U.S. Vice President Mike Pence traveled to this rural stretch of Texas to offer prayers and words of comfort to a stricken community three days after a lone gunman killed more than two dozen people during a Sunday morning church service.
The memorial service was held Wednesday (Nov. 8) on a high school football field in the neighboring town of Floresville, about 13 miles from the site of the massacre at First Baptist Church of Sutherland Springs. The service followed Christian tradition and was replete with Bible readings and prayers to Jesus.
It offered few political points and no mention of guns, mental illness or domestic violence.
Pence said he was inspired by the strong convictions of the people of Sutherland Springs and especially the victims of its historic church, and he expressed his solidarity with their faith.
Off to the side of the stadium, a section was reserved for victims’ families, and it was to them that much of the prayers and words were addressed.
“Faith is stronger than evil,” Pence reassured the families. “Faith is the antidote to fear and despair.”
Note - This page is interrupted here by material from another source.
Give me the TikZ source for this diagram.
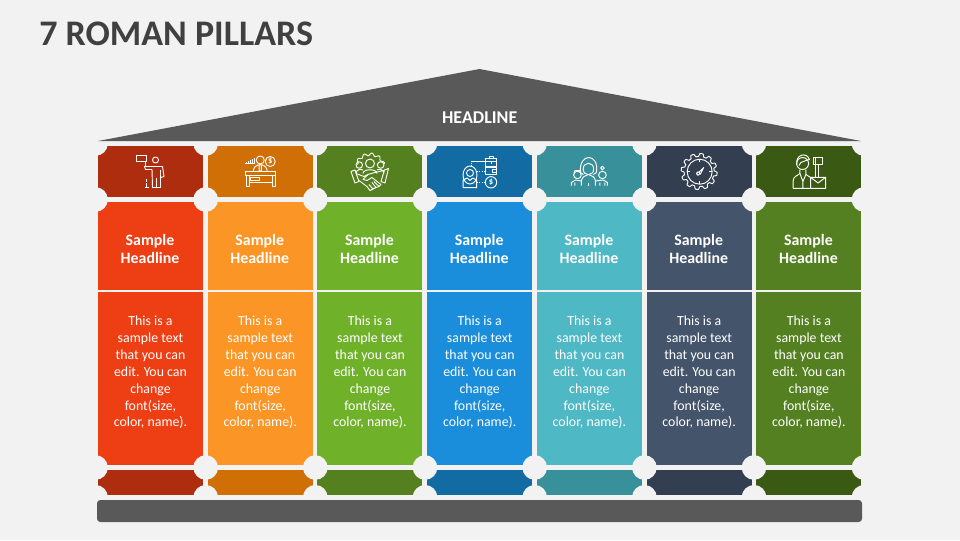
\documentclass[tikz,border=0pt]{standalone}
\usepackage{fontspec}
\setmainfont{Carlito}
\usetikzlibrary{shapes.geometric}
\definecolor{pagebg}{HTML}{F2F2F2}
\definecolor{roofgray}{HTML}{595959}
\definecolor{titlegray}{HTML}{404040}
\definecolor{capred}{HTML}{AF2D0F}
\definecolor{caporange}{HTML}{CF6F06}
\definecolor{capgreen}{HTML}{55801F}
\definecolor{capblue}{HTML}{126CA3}
\definecolor{capteal}{HTML}{38909A}
\definecolor{capslate}{HTML}{333F50}
\definecolor{capmoss}{HTML}{3A5A14}
\definecolor{bodyred}{HTML}{EE3E14}
\definecolor{bodyorange}{HTML}{FB9526}
\definecolor{bodygreen}{HTML}{70B12A}
\definecolor{bodyblue}{HTML}{1A8DDB}
\definecolor{bodyteal}{HTML}{4EB8C4}
\definecolor{bodyslate}{HTML}{44546A}
\definecolor{bodymoss}{HTML}{548022}
\tikzstyle{capbox} = [rectangle, inner sep=0pt, minimum width=78.75pt, minimum height=38.25pt]
\tikzstyle{footbox} = [rectangle, inner sep=0pt, minimum width=78.75pt, minimum height=18.75pt]
\tikzstyle{headbox} = [rectangle, inner sep=0pt, minimum width=78.75pt, minimum height=66pt]
\tikzstyle{headtext} = [inner sep=0pt, text=white, align=center, font=\fontsize{11.9}{14.2}\selectfont\bfseries]
\tikzstyle{bodybox} = [rectangle, inner sep=0pt, minimum width=78.75pt, minimum height=129.75pt]
\tikzstyle{bodytext} = [inner sep=0pt, text=white, align=center, font=\fontsize{10.4}{12.7}\selectfont]
\tikzstyle{notch} = [circle, inner sep=0pt, minimum size=18.5pt, fill=pagebg]
\tikzstyle{icon} = [draw=white, line width=0.7pt, line join=round]
\tikzstyle{dollar} = [inner sep=0pt, text=white, font=\fontsize{6.5}{7}\selectfont\bfseries]
\newcommand{\sampletext}{This is a\\sample text\\that you can\\edit. You can\\change\\font(size,\\color, name).}
\newcommand{\samplehead}{Sample\\Headline}
\begin{document}
\begin{tikzpicture}[x=0.75pt, y=-0.75pt, node distance=82.3pt]
      \fill [pagebg] (0,0) rectangle (960,540);
      \useasboundingbox (0,0) rectangle (960,540);

      \node (title) [anchor=west, inner sep=0pt, text=titlegray, font=\fontsize{27}{30}\selectfont\bfseries] at (39,34) {7 ROMAN PILLARS};

      % top caps
      \node (capa) [capbox, fill=capred] at (150.5,171.5) {};
      \node (capb) [capbox, fill=caporange, right of=capa] {};
      \node (capc) [capbox, fill=capgreen, right of=capb] {};
      \node (capd) [capbox, fill=capblue, right of=capc] {};
      \node (cape) [capbox, fill=capteal, right of=capd] {};
      \node (capf) [capbox, fill=capslate, right of=cape] {};
      \node (capg) [capbox, fill=capmoss, right of=capf] {};

      % headlines
      \node (heada) [headbox, fill=bodyred] at (150.5,246) {};
      \node (headb) [headbox, fill=bodyorange, right of=heada] {};
      \node (headc) [headbox, fill=bodygreen, right of=headb] {};
      \node (headd) [headbox, fill=bodyblue, right of=headc] {};
      \node (heade) [headbox, fill=bodyteal, right of=headd] {};
      \node (headf) [headbox, fill=bodyslate, right of=heade] {};
      \node (headg) [headbox, fill=bodymoss, right of=headf] {};

      \node (titlea) [headtext] at (150,249) {\samplehead};
      \node (titleb) [headtext, right of=titlea] {\samplehead};
      \node (titlec) [headtext, right of=titleb] {\samplehead};
      \node (titled) [headtext, right of=titlec] {\samplehead};
      \node (titlee) [headtext, right of=titled] {\samplehead};
      \node (titlef) [headtext, right of=titlee] {\samplehead};
      \node (titleg) [headtext, right of=titlef] {\samplehead};

      % shafts
      \node (bodya) [bodybox, fill=bodyred] at (150.5,378.5) {};
      \node (bodyb) [bodybox, fill=bodyorange, right of=bodya] {};
      \node (bodyc) [bodybox, fill=bodygreen, right of=bodyb] {};
      \node (bodyd) [bodybox, fill=bodyblue, right of=bodyc] {};
      \node (bodye) [bodybox, fill=bodyteal, right of=bodyd] {};
      \node (bodyf) [bodybox, fill=bodyslate, right of=bodye] {};
      \node (bodyg) [bodybox, fill=bodymoss, right of=bodyf] {};

      \node (texta) [bodytext] at (150.5,372.3) {\sampletext};
      \node (textb) [bodytext, right of=texta] {\sampletext};
      \node (textc) [bodytext, right of=textb] {\sampletext};
      \node (textd) [bodytext, right of=textc] {\sampletext};
      \node (texte) [bodytext, right of=textd] {\sampletext};
      \node (textf) [bodytext, right of=texte] {\sampletext};
      \node (textg) [bodytext, right of=textf] {\sampletext};

      % feet
      \node (foota) [footbox, fill=capred] at (150.5,482.5) {};
      \node (footb) [footbox, fill=caporange, right of=foota] {};
      \node (footc) [footbox, fill=capgreen, right of=footb] {};
      \node (footd) [footbox, fill=capblue, right of=footc] {};
      \node (foote) [footbox, fill=capteal, right of=footd] {};
      \node (footf) [footbox, fill=capslate, right of=foote] {};
      \node (footg) [footbox, fill=capmoss, right of=footf] {};

      % round cut-outs
      \foreach \px in {95.5,205.7,315.3,425,534.7,644.4,754,864}
        \foreach \py in {143.5,199.5,467.5,497.3}
          \node [notch] at (\px,\py) {};

      % roof and base
      \fill [roofgray] (98,141) -- (479.5,69) -- (861,141) -- cycle;
      \node (roof) [inner sep=0pt, text=white, font=\fontsize{13.5}{16}\selectfont\bfseries] at (479.7,117.5) {HEADLINE};
      \node (base) [rectangle, rounded corners=2.5pt, inner sep=0pt, minimum width=573.75pt, minimum height=16.5pt, fill=roofgray] at (479.5,511) {};

      % flag
      \begin{scope}[shift={(capa.center)}]
      \draw [icon] (-14,-16) rectangle (-4,-10) (-5.5,-10) -- (-5.5,-5);
      \draw [icon] (5,-11.5) circle (3);
      \draw [icon] (-6,-5) -- (12,-5) -- (13.5,5) -- (10,6) -- (10,16) -- (2,16) -- (1.5,-2) -- (-5,-2) -- cycle;
      \draw [icon] (5.5,6) -- (5.5,16) (10,-2) -- (10,6) (-4,7) -- (-4,10) (-4,11.5) -- (-4,16) (-6,16) -- (-1.5,16);
      \end{scope}

      % desk
      \begin{scope}[shift={(capb.center)}]
      \draw [icon] (-15,0) rectangle (15.5,3.5) (-14,3.5) -- (-14,15) -- (-11,15) -- (-11,3.5);
      \draw [icon] (12,3.5) -- (12,15) -- (15,15) -- (15,3.5) (-11,11) -- (12,11);
      \draw [icon] (-10,5.5) rectangle (-0.5,8.5);
      \draw [icon] (0,-11.5) circle (4) (-7,0) .. controls (-7,-9) and (7,-9) .. (7,0);
      \draw [icon] (-1,-7) -- (-1.2,-1) -- (0,0) -- (1.2,-1) -- (1,-7);
      \draw [icon] (10,-10) circle (5);
      \node (usdb) [dollar] at (10,-10) {\$};
      \draw [icon] (-15,-8) -- (-5,-8) (-14,-8) -- (-14,-10) (-12,-8) -- (-12,-11) (-10,-8) -- (-10,-12) (-8,-8) -- (-8,-13) (-6,-8) -- (-6,-14);
      \end{scope}

      % team and handshake
      \begin{scope}[shift={(capc.center)}]
      \draw [icon, shift={(0,-3)}] plot [domain=198:342, samples=97] ({(14.2+1.3*sin(12*\x))*cos(\x)},{(14.2+1.3*sin(12*\x))*sin(\x)});
      \draw [icon] (0,-8) circle (4.5) (-10.7,-6.5) circle (3.3) (10.7,-6.5) circle (3.3);
      \draw [icon] (-7,2) .. controls (-7,-3) and (7,-3) .. (7,2) (-14,2) .. controls (-14,-2) and (-9,-3) .. (-7,-1.5) (14,2) .. controls (14,-2) and (9,-3) .. (7,-1.5);
      \draw [icon] (-19,0) -- (-15,-1.5) -- (-11,10) -- (-15,11.5) -- cycle;
      \draw [icon] (18.5,-3) -- (14.5,-1.5) -- (11,10) -- (15,11.5) -- cycle;
      \draw [icon] (-14,2) -- (-6,5) -- (-2,3) -- (3,1.5) -- (14,-1);
      \draw [icon] (-2,3) -- (-7,8) -- (-3,9) -- (2,6) -- (11,13) -- (9,15) -- (4,10);
      \draw [icon] (-11,9) -- (-3,15) -- (0,19) -- (3,17.5) -- (-1,13) (3,17.5) -- (6,16) -- (2,11) (6,16) -- (9,15);
      \end{scope}

      % portfolio
      \begin{scope}[shift={(capd.center)}]
      \draw [icon] (6,-13.5) rectangle (17,-5.5) (6,-10.5) -- (17,-10.5) (9.5,-13.5) -- (9.5,-15) -- (13.5,-15) -- (13.5,-13.5) (11.5,-10.5) -- (11.5,-8);
      \draw [icon] (6,-4.2) rectangle (17,2.5) (17,-2.5) -- (13,-2.5) -- (13,0.5) -- (17,0.5);
      \draw [icon] (11.3,10.8) circle (5.7);
      \node (usdd) [dollar] at (11.3,10.8) {\$};
      \draw [icon] (-9.7,3.5) ellipse (7 and 9);
      \draw [icon] (-9.7,1.5) circle (3.5);
      \draw [icon] (-16.5,16.2) -- (-16.5,8.5) -- (-12.5,6.5) -- (-9.7,9) -- (-7,6.5) -- (-3,8.5) -- (-3,16.2) -- cycle;
      \draw [icon, densely dotted] (-8,-5.5) -- (-8,-10.5);
      \draw [icon] (-8,-10.5) -- (6,-10.5);
      \draw [icon, densely dotted] (-2.5,-0.5) -- (6,-0.5) (-2.5,10.8) -- (5.5,10.8);
      \end{scope}

      % three people
      \begin{scope}[shift={(cape.center)}]
      \draw [icon] (-9,1) .. controls (-11,-19) and (10,-19) .. (7,1) (-9,1) -- (-6,3) (7,1) -- (4,3);
      \draw [icon] (-1,-2.5) ellipse (5.3 and 5.8);
      \draw [icon] (-8,14) -- (-8,9) .. controls (-7,5) and (-4,4) .. (-2,3.5) (6,14) -- (6,9) .. controls (5,5) and (2,4) .. (0,3.5);
      \draw [icon] (-12,3.5) circle (3.8) (-15.5,2) -- (-14.5,-1) -- (-9.5,-1) -- (-8.5,2);
      \draw [icon] (13,3.5) circle (3.8) (13,-3.5) circle (1.8);
      \draw [icon] (-18,14) -- (-18,11) -- (-14,8.5) -- (-8,9.5) (18,14) -- (18,11) -- (14,8.5) -- (6,9.5) (-14.5,14) -- (-14.5,11) (10.5,14) -- (10.5,11) (15.5,14) -- (15.5,11);
      \draw [icon] (-1,11) -- (-1,14);
      \end{scope}

      % gauge
      \begin{scope}[shift={(capf.center)}]
      \draw [icon] plot [domain=0:360, samples=361] ({(16.5+1.5*max(min(2*sin(12*\x),1),-1))*cos(\x)},{(16.5+1.5*max(min(2*sin(12*\x),1),-1))*sin(\x)}) -- cycle;
      \draw [icon] (0.5,0.2) circle (12.5);
      \draw [icon] (0.5,-12.3) -- (0.5,-9.5) (0.5,12.7) -- (0.5,9.5) (-12,0.2) -- (-9,0.2) (13,0.2) -- (10,0.2);
      \draw [icon] (-1,2) circle (1.8) (0,0.5) -- (4.5,-4) -- (1,3);
      \end{scope}

      % clerk with envelope
      \begin{scope}[shift={(capg.center)}]
      \draw [icon] (-6.3,-8) circle (6);
      \draw [icon] (-12,-7) .. controls (-14,-17) and (-2,-20) .. (0.5,-12) -- (-3,-11) -- (-8,-9) -- (-10,-6);
      \draw [icon] (-15.7,16.8) -- (-15.7,9) .. controls (-15.7,5) and (-11,4) .. (-9,2) -- (-9,-2) (-3,-2) -- (-3,3) -- (1.7,6);
      \draw [icon] (-15.7,16.8) -- (1.7,16.8) (-9,2) -- (-6,10) -- (-3,3) (-6,10) -- (-6,16.8);
      \draw [icon] (1.7,5.8) rectangle (16.7,16.8) (1.7,5.8) -- (9.2,11.5) -- (16.7,5.8);
      \draw [icon] (6.5,-7.5) -- (6.5,5.8) (10,-7.5) -- (10,5.8);
      \draw [icon] (4.3,-14.2) rectangle (13.3,-7.5) (6.5,-14.2) -- (6.5,-7.5);
      \end{scope}
\end{tikzpicture}
\end{document}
Thousands of people responded with shouts of “Yeah!” and “Amen!”
Earlier in the day, Pence visited the hospital where many survivors are being treated and met with the families of the victims. He also spoke briefly to reporters outside First Baptist Church, cordoned off with yellow tape.
“This evil must come to an end in our land,” he said, citing “bureaucratic failures” that allowed the shooter, Devin Patrick Kelley, to buy multiple weapons, including the Ruger AR-556 rifle he used at the church, despite having been admitted to a psychiatric hospital while he was in the Air Force.